Leave the pictures out and quote every line from the start of the listing to the line with "12.9, 12.3, 11.8];", inclusive.

[Material provided]
## Start
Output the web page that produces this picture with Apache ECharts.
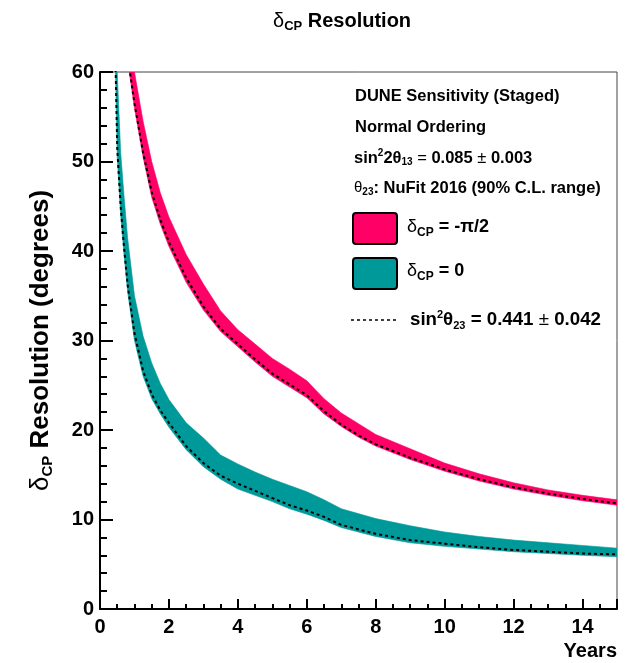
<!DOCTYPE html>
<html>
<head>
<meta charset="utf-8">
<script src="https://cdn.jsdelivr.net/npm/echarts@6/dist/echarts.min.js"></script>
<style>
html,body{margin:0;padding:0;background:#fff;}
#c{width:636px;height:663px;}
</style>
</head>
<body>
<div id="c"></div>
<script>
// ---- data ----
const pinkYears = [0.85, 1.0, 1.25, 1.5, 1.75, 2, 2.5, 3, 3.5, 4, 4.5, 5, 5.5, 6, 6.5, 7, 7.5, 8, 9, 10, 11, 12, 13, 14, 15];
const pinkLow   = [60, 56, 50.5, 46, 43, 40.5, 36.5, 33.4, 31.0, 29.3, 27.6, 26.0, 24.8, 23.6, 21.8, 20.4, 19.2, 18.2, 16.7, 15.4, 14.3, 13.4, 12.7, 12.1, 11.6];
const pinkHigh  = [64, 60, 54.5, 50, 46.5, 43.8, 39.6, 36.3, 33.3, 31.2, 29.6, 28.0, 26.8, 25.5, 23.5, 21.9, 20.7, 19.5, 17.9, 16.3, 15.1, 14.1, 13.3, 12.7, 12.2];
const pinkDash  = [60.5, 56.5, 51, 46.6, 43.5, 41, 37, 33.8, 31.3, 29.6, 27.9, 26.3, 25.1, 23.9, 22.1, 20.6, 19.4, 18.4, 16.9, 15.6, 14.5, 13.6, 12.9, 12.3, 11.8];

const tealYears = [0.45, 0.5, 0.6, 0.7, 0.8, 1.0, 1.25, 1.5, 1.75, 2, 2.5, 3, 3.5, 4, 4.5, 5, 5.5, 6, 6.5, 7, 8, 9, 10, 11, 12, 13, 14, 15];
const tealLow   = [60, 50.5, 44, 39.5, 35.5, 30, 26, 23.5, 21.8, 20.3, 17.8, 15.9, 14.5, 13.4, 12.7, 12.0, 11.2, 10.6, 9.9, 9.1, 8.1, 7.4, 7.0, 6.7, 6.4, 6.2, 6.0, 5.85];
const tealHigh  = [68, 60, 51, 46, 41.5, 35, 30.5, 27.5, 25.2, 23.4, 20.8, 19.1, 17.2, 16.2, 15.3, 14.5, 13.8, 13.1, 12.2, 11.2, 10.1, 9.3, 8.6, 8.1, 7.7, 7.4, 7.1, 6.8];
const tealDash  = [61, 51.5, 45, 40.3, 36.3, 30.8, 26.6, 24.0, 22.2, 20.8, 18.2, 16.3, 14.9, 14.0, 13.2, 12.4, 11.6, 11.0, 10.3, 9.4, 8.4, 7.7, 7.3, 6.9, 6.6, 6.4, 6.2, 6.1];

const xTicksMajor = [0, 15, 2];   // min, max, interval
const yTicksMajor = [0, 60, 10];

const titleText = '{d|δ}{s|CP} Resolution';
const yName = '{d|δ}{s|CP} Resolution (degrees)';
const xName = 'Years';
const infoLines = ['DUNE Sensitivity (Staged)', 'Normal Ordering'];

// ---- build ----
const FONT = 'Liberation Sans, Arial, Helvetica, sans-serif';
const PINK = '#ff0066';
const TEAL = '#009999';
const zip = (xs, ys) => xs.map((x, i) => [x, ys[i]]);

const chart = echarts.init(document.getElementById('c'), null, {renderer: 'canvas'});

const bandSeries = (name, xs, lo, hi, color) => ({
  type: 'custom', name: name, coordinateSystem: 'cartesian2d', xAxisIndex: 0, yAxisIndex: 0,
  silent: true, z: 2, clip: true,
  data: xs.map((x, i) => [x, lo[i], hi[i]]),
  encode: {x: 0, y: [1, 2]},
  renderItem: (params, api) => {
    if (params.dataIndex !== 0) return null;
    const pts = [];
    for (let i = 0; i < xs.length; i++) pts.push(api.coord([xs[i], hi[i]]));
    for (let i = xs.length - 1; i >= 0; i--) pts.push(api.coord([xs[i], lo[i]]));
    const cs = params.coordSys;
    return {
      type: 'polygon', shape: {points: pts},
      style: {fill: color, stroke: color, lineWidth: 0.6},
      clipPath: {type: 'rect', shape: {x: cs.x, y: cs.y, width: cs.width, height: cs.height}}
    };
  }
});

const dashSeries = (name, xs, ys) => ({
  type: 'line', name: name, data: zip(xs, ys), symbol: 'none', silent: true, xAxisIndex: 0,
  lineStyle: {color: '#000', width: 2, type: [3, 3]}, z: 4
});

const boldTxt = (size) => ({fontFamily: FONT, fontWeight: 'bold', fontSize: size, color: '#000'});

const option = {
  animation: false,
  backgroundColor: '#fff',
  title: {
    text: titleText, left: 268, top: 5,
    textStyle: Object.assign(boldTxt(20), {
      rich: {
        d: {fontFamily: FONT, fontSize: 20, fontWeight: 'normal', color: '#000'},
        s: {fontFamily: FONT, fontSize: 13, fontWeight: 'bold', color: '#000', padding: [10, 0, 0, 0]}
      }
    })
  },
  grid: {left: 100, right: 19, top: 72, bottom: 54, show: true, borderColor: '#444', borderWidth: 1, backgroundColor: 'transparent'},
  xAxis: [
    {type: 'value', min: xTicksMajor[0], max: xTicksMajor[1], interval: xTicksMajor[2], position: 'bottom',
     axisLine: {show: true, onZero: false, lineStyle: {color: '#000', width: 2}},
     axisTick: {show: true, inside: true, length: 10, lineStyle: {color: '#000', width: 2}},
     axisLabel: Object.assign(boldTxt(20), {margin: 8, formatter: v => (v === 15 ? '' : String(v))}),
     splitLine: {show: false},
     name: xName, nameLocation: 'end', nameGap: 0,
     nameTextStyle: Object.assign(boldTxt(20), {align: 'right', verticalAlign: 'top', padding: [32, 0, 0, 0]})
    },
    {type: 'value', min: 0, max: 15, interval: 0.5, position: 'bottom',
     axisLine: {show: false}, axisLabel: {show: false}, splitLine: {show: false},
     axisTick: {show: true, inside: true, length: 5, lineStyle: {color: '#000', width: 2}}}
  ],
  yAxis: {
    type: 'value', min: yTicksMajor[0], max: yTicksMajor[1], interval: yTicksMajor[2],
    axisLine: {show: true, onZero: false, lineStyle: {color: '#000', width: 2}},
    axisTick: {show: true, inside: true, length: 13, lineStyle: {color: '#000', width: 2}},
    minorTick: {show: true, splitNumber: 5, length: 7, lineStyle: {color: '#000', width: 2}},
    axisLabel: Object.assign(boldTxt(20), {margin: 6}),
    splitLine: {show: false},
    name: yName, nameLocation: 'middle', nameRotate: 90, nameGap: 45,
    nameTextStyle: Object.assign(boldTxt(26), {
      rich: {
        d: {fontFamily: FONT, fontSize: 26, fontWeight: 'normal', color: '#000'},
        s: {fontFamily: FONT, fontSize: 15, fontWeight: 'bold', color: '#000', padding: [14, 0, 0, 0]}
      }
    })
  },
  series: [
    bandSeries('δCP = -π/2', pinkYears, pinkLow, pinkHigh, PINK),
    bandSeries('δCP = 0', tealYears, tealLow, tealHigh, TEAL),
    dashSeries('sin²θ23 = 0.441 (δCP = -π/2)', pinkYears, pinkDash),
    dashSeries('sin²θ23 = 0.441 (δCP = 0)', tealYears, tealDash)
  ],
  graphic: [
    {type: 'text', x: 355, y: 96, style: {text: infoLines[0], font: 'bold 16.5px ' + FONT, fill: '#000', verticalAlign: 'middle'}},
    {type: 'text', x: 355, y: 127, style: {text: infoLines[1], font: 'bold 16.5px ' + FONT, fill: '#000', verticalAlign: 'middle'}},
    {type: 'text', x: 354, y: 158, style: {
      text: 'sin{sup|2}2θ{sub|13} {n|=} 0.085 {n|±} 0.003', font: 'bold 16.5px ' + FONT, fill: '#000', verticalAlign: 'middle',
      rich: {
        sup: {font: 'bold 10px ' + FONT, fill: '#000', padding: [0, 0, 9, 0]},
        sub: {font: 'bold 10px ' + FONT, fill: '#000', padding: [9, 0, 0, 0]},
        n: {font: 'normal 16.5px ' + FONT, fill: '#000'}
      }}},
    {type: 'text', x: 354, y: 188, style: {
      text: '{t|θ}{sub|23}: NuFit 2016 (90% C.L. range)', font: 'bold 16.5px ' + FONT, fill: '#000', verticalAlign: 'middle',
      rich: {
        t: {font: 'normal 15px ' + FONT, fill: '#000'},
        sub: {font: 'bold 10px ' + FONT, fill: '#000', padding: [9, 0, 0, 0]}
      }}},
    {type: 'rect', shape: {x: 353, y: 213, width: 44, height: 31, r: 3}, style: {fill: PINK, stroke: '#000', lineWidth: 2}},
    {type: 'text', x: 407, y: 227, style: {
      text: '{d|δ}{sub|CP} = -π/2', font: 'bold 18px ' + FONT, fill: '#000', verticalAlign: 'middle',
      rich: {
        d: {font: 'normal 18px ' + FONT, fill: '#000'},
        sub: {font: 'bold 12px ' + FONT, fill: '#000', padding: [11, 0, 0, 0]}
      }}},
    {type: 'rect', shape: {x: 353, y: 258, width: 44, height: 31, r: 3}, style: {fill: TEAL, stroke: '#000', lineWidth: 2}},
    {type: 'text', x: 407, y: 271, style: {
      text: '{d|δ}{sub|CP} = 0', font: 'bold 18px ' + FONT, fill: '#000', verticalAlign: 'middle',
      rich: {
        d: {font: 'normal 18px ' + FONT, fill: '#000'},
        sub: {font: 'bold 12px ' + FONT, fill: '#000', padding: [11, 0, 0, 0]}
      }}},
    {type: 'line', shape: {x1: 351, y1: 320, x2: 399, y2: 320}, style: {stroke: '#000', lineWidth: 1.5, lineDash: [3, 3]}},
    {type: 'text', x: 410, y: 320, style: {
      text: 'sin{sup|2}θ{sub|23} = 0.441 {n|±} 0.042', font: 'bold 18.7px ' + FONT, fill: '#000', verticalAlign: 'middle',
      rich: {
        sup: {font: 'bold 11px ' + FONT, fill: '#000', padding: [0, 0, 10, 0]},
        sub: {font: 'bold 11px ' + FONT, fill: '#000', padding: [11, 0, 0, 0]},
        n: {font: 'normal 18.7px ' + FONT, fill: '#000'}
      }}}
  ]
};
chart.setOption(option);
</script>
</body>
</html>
## End
[Reply]
Output the web page that produces this picture with Apache ECharts.
<!DOCTYPE html>
<html>
<head>
<meta charset="utf-8">
<script src="https://cdn.jsdelivr.net/npm/echarts@6/dist/echarts.min.js"></script>
<style>
html,body{margin:0;padding:0;background:#fff;}
#c{width:636px;height:663px;}
</style>
</head>
<body>
<div id="c"></div>
<script>
// ---- data ----
const pinkYears = [0.85, 1.0, 1.25, 1.5, 1.75, 2, 2.5, 3, 3.5, 4, 4.5, 5, 5.5, 6, 6.5, 7, 7.5, 8, 9, 10, 11, 12, 13, 14, 15];
const pinkLow   = [60, 56, 50.5, 46, 43, 40.5, 36.5, 33.4, 31.0, 29.3, 27.6, 26.0, 24.8, 23.6, 21.8, 20.4, 19.2, 18.2, 16.7, 15.4, 14.3, 13.4, 12.7, 12.1, 11.6];
const pinkHigh  = [64, 60, 54.5, 50, 46.5, 43.8, 39.6, 36.3, 33.3, 31.2, 29.6, 28.0, 26.8, 25.5, 23.5, 21.9, 20.7, 19.5, 17.9, 16.3, 15.1, 14.1, 13.3, 12.7, 12.2];
const pinkDash  = [60.5, 56.5, 51, 46.6, 43.5, 41, 37, 33.8, 31.3, 29.6, 27.9, 26.3, 25.1, 23.9, 22.1, 20.6, 19.4, 18.4, 16.9, 15.6, 14.5, 13.6, 12.9, 12.3, 11.8];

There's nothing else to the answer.